Rancu! Kerancuan terkait syarat batas umur pencalonan pada Pemilihan Kepala Daerah (Pilkada), sebagaimana hasil putusan Mahkamah Agung, sesuai amar putusan No 23 P/HUM/2024, (29/5) kembali menjadi polemik yang problematik.
Panggung Pilkada, baik di tingkat Provinsi, Kabupaten dan Kota adalah arena kompetisi politik selain Pemilihan Legislatif (Pileg) dan Pemilihan Presiden (Pilpres), yang menentukan bagaimana struktur kekuasaan di tingkat lokal kedaerahan.
Karena itu pula setiap putusan yang berkaitan dengan ketentuan dalam ruang wilayah kandidasi, menjadi sedemikian sensitif, meski selalu dinyatakan demi keadilan bagi semua.

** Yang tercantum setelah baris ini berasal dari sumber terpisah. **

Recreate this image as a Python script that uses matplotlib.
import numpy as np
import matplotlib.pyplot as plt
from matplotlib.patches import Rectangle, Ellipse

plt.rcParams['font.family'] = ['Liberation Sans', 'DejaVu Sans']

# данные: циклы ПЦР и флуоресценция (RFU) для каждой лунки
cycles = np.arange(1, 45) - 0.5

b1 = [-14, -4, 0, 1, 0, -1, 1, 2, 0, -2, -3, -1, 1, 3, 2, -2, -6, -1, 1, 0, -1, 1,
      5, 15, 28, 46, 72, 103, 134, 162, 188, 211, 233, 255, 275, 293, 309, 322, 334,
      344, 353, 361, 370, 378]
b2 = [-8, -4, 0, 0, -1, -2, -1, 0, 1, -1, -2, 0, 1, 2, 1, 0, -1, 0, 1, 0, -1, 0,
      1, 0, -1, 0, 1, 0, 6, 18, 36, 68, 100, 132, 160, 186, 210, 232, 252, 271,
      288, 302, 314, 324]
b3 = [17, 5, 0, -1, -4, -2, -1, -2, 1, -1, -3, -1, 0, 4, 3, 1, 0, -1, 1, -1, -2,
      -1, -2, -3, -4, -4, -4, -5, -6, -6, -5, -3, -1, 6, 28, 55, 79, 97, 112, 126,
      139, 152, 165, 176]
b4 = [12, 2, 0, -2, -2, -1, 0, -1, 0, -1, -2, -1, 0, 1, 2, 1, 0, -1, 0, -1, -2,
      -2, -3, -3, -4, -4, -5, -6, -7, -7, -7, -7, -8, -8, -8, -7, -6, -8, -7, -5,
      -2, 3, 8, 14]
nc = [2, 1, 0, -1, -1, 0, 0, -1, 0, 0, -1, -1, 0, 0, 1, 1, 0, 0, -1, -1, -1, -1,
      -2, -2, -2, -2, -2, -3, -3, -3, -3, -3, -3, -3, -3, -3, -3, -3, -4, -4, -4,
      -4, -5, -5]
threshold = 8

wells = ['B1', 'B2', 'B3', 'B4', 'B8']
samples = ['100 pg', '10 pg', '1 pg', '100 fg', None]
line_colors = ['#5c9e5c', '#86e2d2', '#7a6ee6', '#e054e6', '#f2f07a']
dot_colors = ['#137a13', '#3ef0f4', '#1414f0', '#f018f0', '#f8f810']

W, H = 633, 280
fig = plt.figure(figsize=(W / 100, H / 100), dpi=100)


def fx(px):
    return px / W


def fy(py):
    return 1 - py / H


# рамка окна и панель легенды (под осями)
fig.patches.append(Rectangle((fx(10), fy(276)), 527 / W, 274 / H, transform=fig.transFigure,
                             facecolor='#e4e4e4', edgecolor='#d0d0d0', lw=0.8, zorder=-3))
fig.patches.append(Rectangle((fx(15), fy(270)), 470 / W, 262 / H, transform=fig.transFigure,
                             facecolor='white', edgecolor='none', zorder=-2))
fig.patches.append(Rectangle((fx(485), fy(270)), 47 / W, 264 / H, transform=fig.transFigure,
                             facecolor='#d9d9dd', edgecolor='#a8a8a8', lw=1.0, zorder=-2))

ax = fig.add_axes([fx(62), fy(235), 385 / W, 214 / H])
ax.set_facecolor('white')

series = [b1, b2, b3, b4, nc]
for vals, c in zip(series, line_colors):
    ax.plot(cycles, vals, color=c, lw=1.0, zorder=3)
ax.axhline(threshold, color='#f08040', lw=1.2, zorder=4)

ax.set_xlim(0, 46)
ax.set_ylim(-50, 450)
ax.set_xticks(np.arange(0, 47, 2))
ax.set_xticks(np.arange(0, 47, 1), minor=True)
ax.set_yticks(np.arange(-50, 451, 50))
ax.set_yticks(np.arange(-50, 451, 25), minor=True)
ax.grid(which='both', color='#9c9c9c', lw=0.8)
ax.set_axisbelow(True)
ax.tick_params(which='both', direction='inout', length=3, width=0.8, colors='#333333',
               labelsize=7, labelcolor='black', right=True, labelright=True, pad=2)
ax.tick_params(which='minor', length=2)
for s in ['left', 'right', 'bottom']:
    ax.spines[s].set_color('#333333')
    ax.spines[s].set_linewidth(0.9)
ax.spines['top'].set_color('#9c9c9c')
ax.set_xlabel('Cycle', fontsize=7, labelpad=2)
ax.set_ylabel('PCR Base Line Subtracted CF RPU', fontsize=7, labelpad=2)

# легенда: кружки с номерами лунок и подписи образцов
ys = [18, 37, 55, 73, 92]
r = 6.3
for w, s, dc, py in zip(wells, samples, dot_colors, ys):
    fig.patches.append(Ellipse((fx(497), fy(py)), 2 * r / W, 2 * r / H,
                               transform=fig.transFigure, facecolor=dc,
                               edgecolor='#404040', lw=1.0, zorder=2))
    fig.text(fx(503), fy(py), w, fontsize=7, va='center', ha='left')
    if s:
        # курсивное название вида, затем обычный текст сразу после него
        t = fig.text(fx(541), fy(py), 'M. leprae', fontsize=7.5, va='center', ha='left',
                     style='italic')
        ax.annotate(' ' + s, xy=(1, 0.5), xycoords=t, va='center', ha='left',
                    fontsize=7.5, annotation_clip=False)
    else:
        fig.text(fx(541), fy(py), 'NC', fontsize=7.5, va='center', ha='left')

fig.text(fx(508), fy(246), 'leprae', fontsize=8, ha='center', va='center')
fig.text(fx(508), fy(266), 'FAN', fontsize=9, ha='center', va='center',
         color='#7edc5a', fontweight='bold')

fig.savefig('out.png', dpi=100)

Dasar alasan dan argumentasi atas pengambilan keputusan bisa dimaknai sebagai representasi kepentingan tertentu.
Sesungguhnya, literasi publik dalam membaca apa yang terjadi pada ranah politik nasional, tidak bisa dianggap remeh. Meski kerap jatuh pada pragmatisme politik semisal praktik politik uang dan skema budaya patron-klien, publik tetaplah memiliki nalar dan akal sehat.
Pertanyaan terbuka yang menimbulkan persepsi negatif publik seperti, (i) apa urgensi keputusan MA kali ini?, (ii) pihak mana yang diuntungkan dengan hadirnya putusan tersebut?, (iii) mengapa proses pengajuan serta pengambilan keputusan sedemikian singkat, berdekatan dengan momentum Pilkada?

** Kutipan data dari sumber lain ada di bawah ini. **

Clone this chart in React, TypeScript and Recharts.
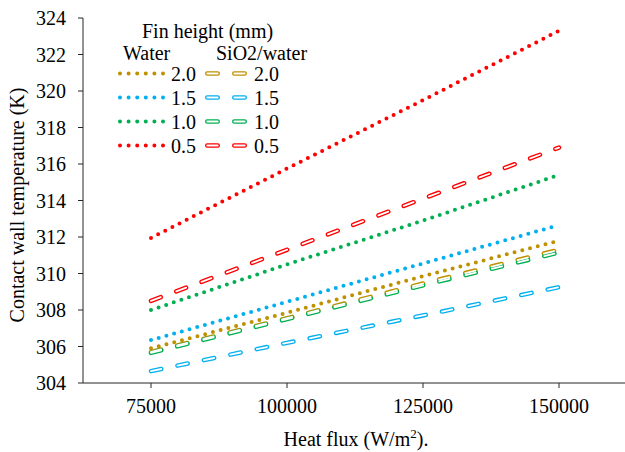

Bila seluruh tanya itu diakumulasikan, dan tidak terdapat jawaban yang rigid untuk menjawab persoalan secara keseluruhan, maka publik memiliki hak untuk menerjemahkan maksud dan tujuan keberadaan suatu peraturan, ditilik dari aspek apakah mewakili kepentingan publik secara luas.
Batas Persyaratan
Terlepas dari konteks regulasi formal yang berpangkal pada pasal-pasal, sejatinya pemimpin adalah individu yang berbeda dengan kualifikasi spesifik nan khusus. Terlebih, kebutuhan pemimpin yang berada di ruang politik dan ditempatkan pada pucuk utama pengelolaan hajat publik.
Selain cerminan dari aspek kualitas personal, pemimpin adalah pihak yang diserahi amanah. Tersebab itu pula maka kriteria personal, seperti jujur, dapat dipercaya hingga adil, adalah kompetensi dasar yang dibutuhkan. Plus, menempatkan prioritas publik diatas kepentingan sempit individu maupun kelompok.
Persyaratan ditempatkan sebagai indikator batas. Termasuk ukuran umur, pendidikan dan catatan pribadi, diantaranya jumlah kekayaan serta kesehatan jasmani rohani, menjadi cakupan yang tidak bisa diabaikan. Semua persyaratan tersebut bersifat wajib dan menyeluruh, tidak terpisah-pisah.
Korelasi antara umur, pendidikan, kondisi kesehatan dan perekonomian mengandaikan kematangan psikologis, sebagai penanda bila seorang pemimpin adalah individu yang telah selesai dengan urusan pribadi, dan berkehendak untuk mengabdi pada kepentingan publik, terbebas dari konflik kepentingan -conflict of interest.